鳥類の代表的な感染症のクラミジア感染症は人畜共通感染症のひとつです。飼っているインコやオウムが「クラミジア感染症」のような様子を見せたら速やかに病院に連れていきましょう。
クラミジア感染症は人獣共通感染症
人のオウム病は元来鳥類のクラミジア感染症で、全年齢のすべての鳥種に感染し、全世界で発生がみられています。
オウム病はオウム病クラミジアを病原体とし、人に感染した場合は、持続性の微熱などの風邪のような症状や肺炎などの呼吸器症状をおこします。感染症新法では、第四類の全数届出疾患に指定されています。2001年11〜12月に島根県の松江フォーゲルパークで来園者と職員の17人が鳥からオウム病に集団感染した例は記憶に新しいところです。

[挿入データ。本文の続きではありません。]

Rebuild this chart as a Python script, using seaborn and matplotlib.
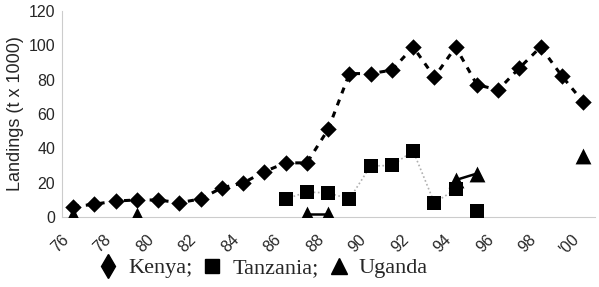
import numpy as np
import pandas as pd
import matplotlib
matplotlib.use("Agg")
import matplotlib.pyplot as plt
import matplotlib.transforms as mtransforms
import seaborn as sns
from matplotlib.lines import Line2D

# ---- data ----
kenya_years = list(range(1976, 2001))
kenya_vals = [6, 7.4, 9.3, 9.9, 9.9, 8.3, 10.5, 17, 19.8, 26.4, 31.5,
              31.5, 51, 83.5, 83.5, 85.5, 99, 81.5, 99, 77, 74, 86.8, 99, 82, 67]

tanz_years = [1986, 1987, 1988, 1989, 1990, 1991, 1992, 1993, 1994, 1995]
tanz_vals = [10.5, 14.5, 14, 10.5, 29.7, 30, 38.4, 8.2, 16.2, 3.7]
tanz_seg = [1, 1, 1, 1, 1, 1, 1, 1, 1, 2]

ug_years = [1976, 1979, 1987, 1988, 1994, 1995, 2000]
ug_vals = [1, 1, 2, 2, 21.5, 25.3, 35.5]
ug_seg = [1, 2, 3, 3, 4, 4, 5]

xtick_years = list(range(1976, 2001, 2))
xtick_labels = ["76", "78", "80", "82", "84", "86", "88", "90", "92", "94", "96", "98", "'00"]
yticks = [0, 20, 40, 60, 80, 100, 120]

sns.set_style("white")
plt.rcParams['font.family'] = ['Liberation Sans', 'DejaVu Sans']

kenya = pd.DataFrame({"year": kenya_years, "val": kenya_vals})
tanz = pd.DataFrame({"year": tanz_years, "val": tanz_vals, "seg": tanz_seg})
ug = pd.DataFrame({"year": ug_years, "val": ug_vals, "seg": ug_seg})

fig = plt.figure(figsize=(5.99, 2.87), dpi=100)
ax = fig.add_axes([0.1035, 0.244, 0.890, 0.718])

# Kenya
sns.lineplot(data=kenya, x="year", y="val", ax=ax, color="black",
             linestyle=(0, (2.0, 2.2)), linewidth=2.2, zorder=2)
sns.scatterplot(data=kenya, x="year", y="val", ax=ax, color="black",
                marker="D", s=70, edgecolor="black", linewidth=0, zorder=3)

# Tanzania
sns.lineplot(data=tanz[tanz.seg == 1], x="year", y="val", ax=ax, color="#b0b0b0",
             linestyle=(0, (1, 1.5)), linewidth=1.2, zorder=2)
sns.scatterplot(data=tanz, x="year", y="val", ax=ax, color="black",
                marker="s", s=105, edgecolor="black", linewidth=0, zorder=3)

# Uganda
sns.lineplot(data=ug, x="year", y="val", units="seg", estimator=None, ax=ax,
             color="black", linewidth=1.8, zorder=2)
sns.scatterplot(data=ug, x="year", y="val", ax=ax, color="black",
                marker="^", s=130, edgecolor="black", linewidth=0, zorder=4)

ax.set_xlim(1975.48, 2000.56)
ax.set_ylim(0, 120)
ax.set_yticks(yticks)
ax.set_yticklabels([str(v) for v in yticks], fontsize=11.5)
ax.set_xticks(xtick_years)
ax.set_xticklabels(xtick_labels, rotation=45, fontsize=11.5, ha="right",
                   va="top", rotation_mode="anchor")
ax.set_xticks(np.arange(1975.5, 2001, 1), minor=True)
ax.tick_params(axis="x", which="major", length=0, pad=11)
ax.tick_params(axis="x", which="minor", length=3, color="#bbbbbb", direction="in")
ax.tick_params(axis="y", length=0, pad=5)
offset = mtransforms.ScaledTranslation(-12 / 100, 0, fig.dpi_scale_trans)
for lab in ax.get_xticklabels():
    lab.set_transform(lab.get_transform() + offset)
ax.set_xlabel("")
ax.set_ylabel("Landings (t x 1000)", fontsize=13, labelpad=3)

for s in ["top", "right"]:
    ax.spines[s].set_visible(False)
for s in ["left", "bottom"]:
    ax.spines[s].set_color("#cccccc")
    ax.spines[s].set_linewidth(0.8)

handles = [
    Line2D([], [], color="black", marker="d", linestyle="none", markersize=12),
    Line2D([], [], color="black", marker="s", linestyle="none", markersize=9.5),
    Line2D([], [], color="black", marker="^", linestyle="none", markersize=12),
]
fig.legend(handles, ["Kenya;", "Tanzania;", "Uganda"], loc="center",
           bbox_to_anchor=(0.44, 0.066), ncol=3, frameon=False,
           prop={"family": "Liberation Serif", "size": 16},
           handlelength=0.8, handletextpad=0.5, columnspacing=0.5)

fig.savefig("out.png", dpi=100)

輸入鳥や国内繁殖の鳥の30%以上がクラミジアを保有しているという報告があります。
人のオウム病は軽いものも含めると年間に約300〜3000例発生していると推測されています。
鳥のクラミジア感染症 症状
感染してから発病までの潜伏期間は数日〜数週以上で、症状を表さない不顕性感染や持続感染も珍しくありません。発病した時の症状は、羽毛の粗造化、体温低下、震え、昏睡、結膜炎、呼吸困難、鼻炎、衰弱、脱水、黄色〜緑色便、水様便などで、死亡することもあります。
診断
難治性の呼吸器症状から推測できますが、糞便や血液から遺伝子を検出することで確定診断しています。 新たに鳥を買い始めたら、まず検査することをおすすめします。
治療
クラミジア症の治療は困難で、感染した鳥を完治させるためには30日以上の長期間の治療が必要です。治療はテトラサイクリン系の抗生物質が有効で、その他対症療法や、蛋白質、ビタミンの強化等栄養療法が必要ですが死亡することもあります。